In line with the principle of “quality over quantity”, researchers avoid splitting research into inappropriately small publications. They limit the repetition of content from publications of which they were (co-)authors to that which is necessary to enable the reader to understand the context. They cite results previously made publicly available unless, in exceptional cases, this is deemed unnecessary by the general conventions of the discipline.
Possible reasons for restricting the publication of research results
One reason for not making results publicly available may be that researchers do not hold the sole rights to the research results. Examples here may include the use of software or other tools requiring a licence.

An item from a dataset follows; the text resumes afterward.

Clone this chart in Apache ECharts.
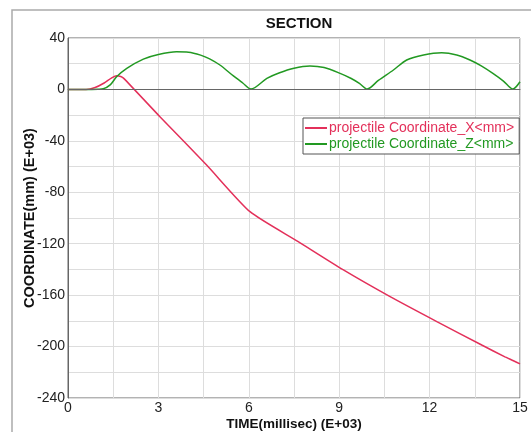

In cooperative ventures with commercial enterprises, contractual agreements can partially restrict or delay public access to the content of research results, for example so as to provide the opportunity to register IP rights. Results from research that is (at least partially) financed out of public funds must be made accessible in compliance with the provisions jointly agreed on in the cooperation agreements. The model cooperation agreement between research institutions and commercial enterprises published by the DFG provides for the following, among other things: “In the event that the Parties are unable to reach an agreement on the content and/or the form of the planned publication, the publication in question may also be filed for publication without the consent of the other Party provided that the publication does not disclose the other Party’s work results or confidential information.”